His determination to put people off the scent extends to the packaging of his records. The last Palace Brothers single, unnervingly entitled 'An Arrow Through the Bitch', had a sleeve which made it look like a bad Belgian techno record. And their debut album, There is No One What Will Take Care of You (Big Cat, 1993), an understated masterpiece of Southern gothic on which Oldham was accompanied by Britt Walford and Todd Prashear (mainstays of another, almost equally enigmatic Louisville band, Slint), had a horrible ink-drawing of a lion on its cover. 'It seems like things are easier to listen to,' Oldham says, 'if you don't have to think about anything besides the music.'

He is improbably baby-faced, his high forehead crowned with tufts of blond hair like remnants of Shredded Wheat around the top of the bowl. And he is reluctant to talk about what makes his music sound the way it does. 'It's hard to have perspective and to be participating at the same time,' he observes, not unreasonably.

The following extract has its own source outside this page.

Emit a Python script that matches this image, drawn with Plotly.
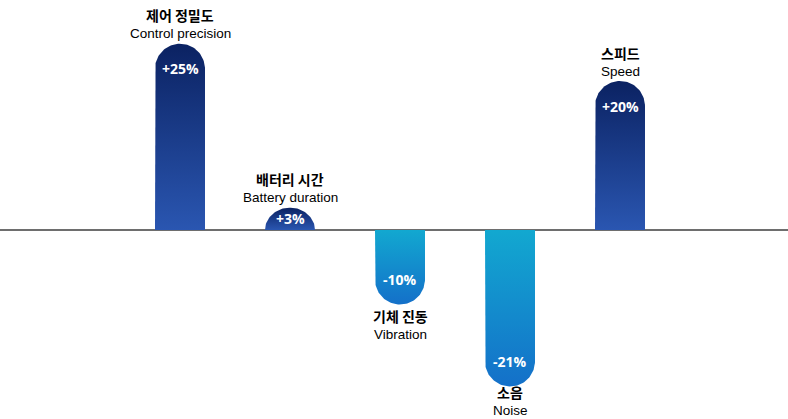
import numpy as np
import plotly.graph_objects as go

# ---- data ----
categories_ko = ["제어 정밀도", "배터리 시간", "기체 진동", "소음", "스피드"]
categories_en = ["Control precision", "Battery duration", "Vibration", "Noise", "Speed"]
values = [25, 3, -10, -21, 20]
value_labels = ["+25%", "+3%", "-10%", "-21%", "+20%"]

# ---- layout constants (pixels) ----
W, H = 788, 419
PX_PER_UNIT = 7.45     # vertical scale
ZERO_PX = 230          # baseline position from top
SLOT_PX = 110          # distance between bar centres
FIRST_PX = 180         # centre of first bar
BAR_PX = 50            # bar width
CAP_PX = 25            # radius of rounded end
KO_SIZE, EN_SIZE = 14, 13.5
LINE_GAP = 18.5        # distance between Korean and English label centres
EN_GAP = 10            # distance from bar end to English label centre (positive bars)
KO_GAP = 11            # distance from bar end to Korean label centre (negative bars)

x0 = -FIRST_PX / SLOT_PX
x1 = x0 + W / SLOT_PX
y_top = ZERO_PX / PX_PER_UNIT
y_bot = -(H - ZERO_PX) / PX_PER_UNIT

rx = BAR_PX / 2 / SLOT_PX          # half width in x data units
ry_full = CAP_PX / PX_PER_UNIT     # cap radius in y data units

POS_SCALE = [[0, "#2a56b1"], [1, "#0b2262"]]
NEG_SCALE = [[0, "#1470c9"], [1, "#12a8d0"]]

fig = go.Figure()
annotations = []

for i, v in enumerate(values):
    s = 1 if v >= 0 else -1
    L = abs(v)
    ry = min(ry_full, L)
    straight = L - ry
    t = np.linspace(np.pi, 0, 60)
    xs = [i - rx, i - rx] + list(i + rx * np.cos(t)) + [i + rx, i + rx, i - rx]
    ys = [0, s * straight] + list(s * (straight + ry * np.sin(t))) + [s * straight, 0, 0]
    fig.add_trace(go.Scatter(
        x=xs, y=ys, mode="lines", fill="toself",
        line=dict(width=0, color="rgba(0,0,0,0)"),
        fillgradient=dict(type="vertical", colorscale=POS_SCALE if s > 0 else NEG_SCALE),
        hoverinfo="skip", showlegend=False,
    ))
    # value label inside the rounded end
    yc = s * max(L - ry_full, L / 2)
    annotations.append(dict(
        x=i, y=yc, text=f"<b>{value_labels[i]}</b>", showarrow=False,
        font=dict(family="Open Sans, Roboto, sans-serif", size=14, color="white"),
        xanchor="center", yanchor="middle", borderpad=0,
    ))
    # category labels: shifts in pixels from the bar end
    if s > 0:
        en_shift = EN_GAP
        ko_shift = EN_GAP + LINE_GAP
    else:
        end_px = ZERO_PX + L * PX_PER_UNIT
        en_center = min(end_px + KO_GAP + LINE_GAP, H - EN_SIZE * 0.6)
        ko_center = en_center - LINE_GAP
        en_shift = -(en_center - end_px)
        ko_shift = -(ko_center - end_px)
    annotations.append(dict(
        x=i, y=v, text=f"<b>{categories_ko[i]}</b>", showarrow=False,
        font=dict(family="Noto Sans CJK KR, sans-serif", size=KO_SIZE, color="black"),
        xanchor="center", yanchor="middle", yshift=ko_shift, borderpad=0,
    ))
    annotations.append(dict(
        x=i, y=v, text=categories_en[i], showarrow=False,
        font=dict(family="Liberation Sans, Arial, sans-serif", size=EN_SIZE, color="black"),
        xanchor="center", yanchor="middle", yshift=en_shift, borderpad=0,
    ))

fig.update_layout(
    width=W, height=H,
    margin=dict(l=0, r=0, t=0, b=0),
    paper_bgcolor="white", plot_bgcolor="white",
    xaxis=dict(range=[x0, x1], visible=False, fixedrange=True),
    yaxis=dict(range=[y_bot, y_top], showgrid=False, showticklabels=False,
               zeroline=True, zerolinecolor="#6e6e6e", zerolinewidth=1.5,
               fixedrange=True),
    annotations=annotations,
    showlegend=False,
)

fig.write_html(
    "out.html",
    config={"displayModeBar": False},
    post_script="document.body.style.margin='0';document.body.style.overflow='hidden';",
)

He used to be an actor, with appearances in John Sayles's Matewan and, bizarrely, as the father of the little girl who fell down the well in a seldom-seen US TV movie. So I ask about that, but a harmless enquiry as to whether Oldham enjoyed acting elicits a 10-second silence.

Is this too complicated a question? 'It's something like, an activity, something that you find yourself doing at an early age, and it ends at that early age.' Did it end with a flourish or did it just taper off? 'Sort of . . .' he smiles, 'a flourishing taper.'

Perhaps, one day, bookshop shelves will groan with copies of Conversation the Will Oldham Way, but it seems unlikely. Songwriting, though, is another matter. Titles from the first album - 'Idle Hands are the Devil's Playthings', 'I Try to Stay Healthy for You' and the immortal 'I was Drunk at the Pulpit' - supply a clue to Oldham's concerns: religion and the family. But there is a strange, magical quality to the best of his songs that puts them both within and without the traditions they

borrow from, which are country and gospel.

On Palace Brothers, his writing seems to have both tightened up and broadened out. Oldham sings of 'The blessed grace of waking up and breathing in the sheets', and the prospect of listening to his songs again certainly puts a shine on a new day. From apparently straightforward love songs such as 'I Send My Love to You' and 'Whither Thou Goest', to the transcendent concluding number 'I am a Cinematographer' or the bizarre and beautiful 'No More Workhorse Blues' (in which an impassioned Oldham sings: 'I am no more workhorse, I am a racing horse, I am a grazing horse - I am your favourite horse]'), there is a true poet at work here.

Horses and especially dogs crop up frequently in Oldham's songs. Do they mean a lot to him? 'Right now,' he says authoritatively, 'dogs are very important to me.' He doesn't own one, but has co-habited recently with a 'figurative dog'. An imaginary dog, then? 'Not imaginary . . . parallel.' So the dog in the song is a real dog that parallels the imaginary dog that he's been living with? 'The dog that barks in the song is living at the level of the song.' It's a metaphor then. 'It's not a metaphor because it doesn't represent anything. It exists.' So it's a real dog - what breed is it, a labrador or something? 'It's a stray.' That's not a breed, it's a condition.

It's a strange feeling, being unable to get a straight answer out of someone who communicates so directly and beautifully in song. I get up to pay the coffee bill and wishfully leave the tape recorder running on the cafe table, but Will Oldham just sighs and looks out of the window. When he does talk about music, he talks about people getting strength from it. Does he see songs as a kind of nourishment that he supplies? 'No,' he is shocked, 'there's no way, no way . . .' So does he take nourishment from doing things that other people might possibly get nourishment from? A long pause . . . 'Yep]'

'Palace Brothers' (Domino, CD/LP/tape) is released on Tuesday.